文藝 2009年 08月号

文藝 2009年 08月号 [雑誌]
ルミネが何でも一割引とあって、この際本も色々買い込もうと思ってナイナイのラジオ本を手に入れようとしていたはずなのに、今更文藝の特集が小川洋子さんと知り、つい手に取って見てみたら最後、インタビュー記事を担当しているのが堀江敏幸さん!
小川さんの新作はせいこうさんが酷評していたこともあってまだ手を出せずにいるのですが、彼女の世界観が好きなことは否定できないので、もう少し経ったら読むことになるでしょう。そして肝心の特集は対談相手が遺体科学者さんと脳科学者さんで非常に興味深い内容な上、堀江さんのインタビューというよりほとんど対談ですが、そのやりとりが思いっきり私好みの内容でした。
メモしておきたかったのは、小川さんがずっと同じことを書いていると自分でも感じていると言ったことに対しての堀江さんの発言。

最近、若い人たちと話をしていると、物書きが同じテーマを繰り返してはいけないように思っている人がいるんです。ところが作家の仕事というのは、同じことを繰り返しつつ、中心部を少しずつずらしていって、全体としてどれだけ辛抱強く反復に耐え得るかにかかっていて、そこが大事なんですね。

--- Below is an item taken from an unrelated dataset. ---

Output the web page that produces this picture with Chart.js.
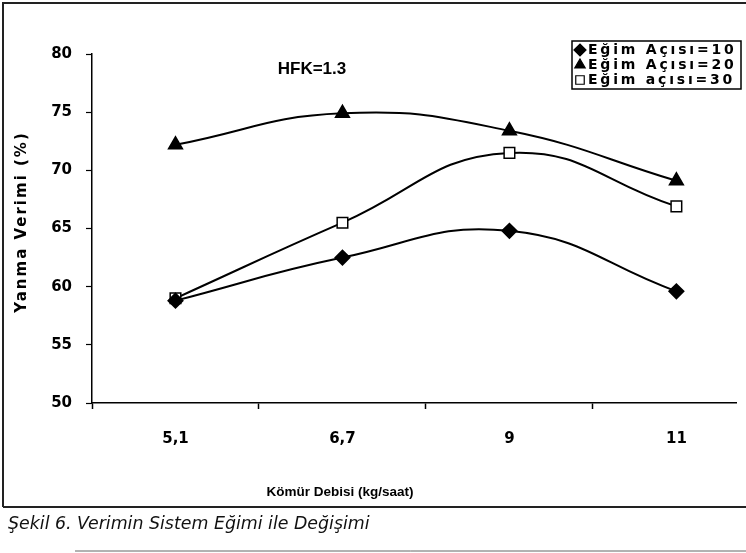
<!DOCTYPE html>
<html>
<head>
<meta charset="utf-8">
<script src="https://cdn.jsdelivr.net/npm/chart.js@4.4.1/dist/chart.umd.min.js"></script>
<style>
body { margin:0; background:#fff; }
#wrap { position:relative; width:746px; height:553px; }
#cap { position:absolute; left:8px; top:513px; font-family:"DejaVu Sans", sans-serif; font-style:italic; font-size:17.4px; color:#111; }
</style>
</head>
<body>
<div id="wrap">
<canvas id="c6" width="746" height="553"></canvas>
<div id="cap">Şekil 6. Verimin Sistem Eğimi ile Değişimi</div>
</div>
<script>
// kömür debisi (kg/saat)
var debi = ['5,1', '6,7', '9', '11'];
// yanma verimi (%)
var egim10 = [58.8, 62.5, 64.8, 59.6];
var egim20 = [72.2, 74.9, 73.4, 69.1];
var egim30 = [59.0, 65.5, 71.5, 66.9];
var yTicks = [50, 55, 60, 65, 70, 75, 80];

var seriesNames = ['Eğim Açısı=10', 'Eğim Açısı=20', 'Eğim açısı=30'];
var yTitle = 'Yanma Verimi (%)';
var xTitle = 'Kömür Debisi (kg/saat)';
var chartNote = 'HFK=1.3';

function pts(arr) {
  var out = [];
  for (var i = 0; i < arr.length; i++) out.push({x: i, y: arr[i]});
  return out;
}

var boldFont = '"Liberation Sans", Arial, sans-serif';
var wideFont = '"DejaVu Sans", sans-serif';

// text + legend box + figure frame
var extras = {
  id: 'extras',
  afterDraw: function(chart) {
    var ctx = chart.ctx;
    ctx.save();
    ctx.fillStyle = '#000';
    ctx.textBaseline = 'middle';

    ctx.font = 'bold 17px ' + boldFont;
    ctx.textAlign = 'center';
    ctx.fillText(chartNote, 312, 69);

    ctx.font = 'bold 13.5px ' + boldFont;
    ctx.fillText(xTitle, 340, 492);

    // y title
    ctx.save();
    ctx.translate(22, 222);
    ctx.rotate(-Math.PI / 2);
    ctx.font = 'bold 15px ' + wideFont;
    ctx.letterSpacing = '2px';
    ctx.fillText(yTitle, 0, 0);
    ctx.restore();

    // legend
    ctx.lineWidth = 1.5;
    ctx.strokeStyle = '#000';
    ctx.strokeRect(572, 41, 169, 48);
    ctx.textAlign = 'left';
    ctx.font = 'bold 14px ' + wideFont;
    ctx.letterSpacing = '2.8px';
    var rows = [50, 65, 80];
    chart.data.datasets.forEach(function(ds, i) {
      ctx.fillStyle = ds.pointBackgroundColor;
      ctx.strokeStyle = '#000';
      ctx.lineWidth = 1.2;
      Chart.helpers.drawPoint(ctx, {pointStyle: ds.pointStyle, radius: 6, rotation: 0, borderWidth: 1.2}, 580, rows[i]);
      ctx.fillStyle = '#000';
      ctx.fillText(ds.label, 588, rows[i]);
    });
    ctx.letterSpacing = '0px';

    // frame of the figure
    ctx.lineWidth = 2;
    ctx.strokeStyle = '#222';
    ctx.beginPath();
    ctx.moveTo(3, 507); ctx.lineTo(3, 3); ctx.lineTo(746, 3);
    ctx.moveTo(3, 507); ctx.lineTo(746, 507);
    ctx.stroke();
    ctx.lineWidth = 1;
    ctx.strokeStyle = '#666';
    ctx.beginPath();
    ctx.moveTo(75, 551); ctx.lineTo(746, 551);
    ctx.stroke();
    ctx.restore();
  }
};

var ctx = document.getElementById('c6').getContext('2d');
var chart6 = new Chart(ctx, {
  type: 'line',
  data: {
    datasets: [{
      label: seriesNames[0],
      data: pts(egim10),
      borderColor: '#000',
      borderWidth: 2,
      pointStyle: 'rectRot',
      pointRadius: 7,
      pointBackgroundColor: '#000',
      pointBorderColor: '#000',
      tension: 0.45
    }, {
      label: seriesNames[1],
      data: pts(egim20),
      borderColor: '#000',
      borderWidth: 2,
      pointStyle: 'triangle',
      pointRadius: 7.5,
      pointBackgroundColor: '#000',
      pointBorderColor: '#000',
      tension: 0.45
    }, {
      label: seriesNames[2],
      data: pts(egim30),
      borderColor: '#000',
      borderWidth: 2,
      pointStyle: 'rect',
      pointRadius: 7.5,
      pointBorderWidth: 1.5,
      pointBackgroundColor: '#fff',
      pointBorderColor: '#000',
      tension: 0.45
    }]
  },
  options: {
    responsive: false,
    animation: false,
    layout: { padding: { left: 0, top: 54, right: 9, bottom: 0 } },
    plugins: { legend: { display: false }, tooltip: { enabled: false } },
    scales: {
      x: {
        type: 'linear',
        min: -0.5,
        max: 3.36,
        afterFit: function(s) { s.height = 150; },
        afterBuildTicks: function(s) {
          s.ticks = [-0.5, 0, 0.5, 1, 1.5, 2, 2.5, 3].map(function(v) { return {value: v}; });
        },
        border: { color: '#000', width: 1.5 },
        grid: {
          drawOnChartArea: false,
          tickLength: 6,
          tickWidth: 1.5,
          tickColor: function(c) { return c.tick && c.tick.value % 1 === 0 ? 'rgba(0,0,0,0)' : '#000'; }
        },
        ticks: {
          autoSkip: false,
          maxRotation: 0,
          padding: 21,
          color: '#000',
          font: { family: wideFont, size: 15, weight: 'bold' },
          callback: function(v) { return v % 1 === 0 ? debi[v] : ''; }
        }
      },
      y: {
        min: 50,
        max: 80,
        afterFit: function(s) { s.width = 92; },
        afterBuildTicks: function(s) {
          s.ticks = yTicks.map(function(v) { return {value: v}; });
        },
        border: { color: '#000', width: 1.5 },
        grid: { drawOnChartArea: false, tickLength: 6, tickColor: '#000', tickWidth: 1.2 },
        ticks: {
          padding: 14,
          color: '#000',
          font: { family: wideFont, size: 15, weight: 'bold' }
        }
      }
    }
  },
  plugins: [extras]
});
</script>
</body>
</html>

そうかー、そうかー、と読書の仕方がこれでまたひとつ増えました。今までは似たようなテーマばかり扱っている作家さんに対して飽きた、とまではいかないまでも首を傾げたり読み方もおろそかになったりしていたのですが、繰り返し書いていても深度や角度が少し違っているというところまできちんと目を向けようとしていませんでした。作品が増えることによって同じテーマを描いていても視点が少し違うから総合的に立体となって見えてきたりもするわけで、一つだけで完結していないから単体の作品として至らないという見方もできるかもしれませんが、重なることによって世界に厚みが増していくという見方もできるわけで、なるべく楽しんで読書をしたい私としてはなるほどなるほどと思うところが多かったです。

小川さん以外にも柴田元幸さんによる「書き出しで読む『世界文学全集』」の連載があったり、喜多ふありさんや白岩玄さんなど若手の書き手による小説があったりして、ユリイカの特集号ではいまだに読んでいないところがあるのですが、文藝は文芸誌の中では割合ポップで読みやすく、ぺろっと一冊いけました。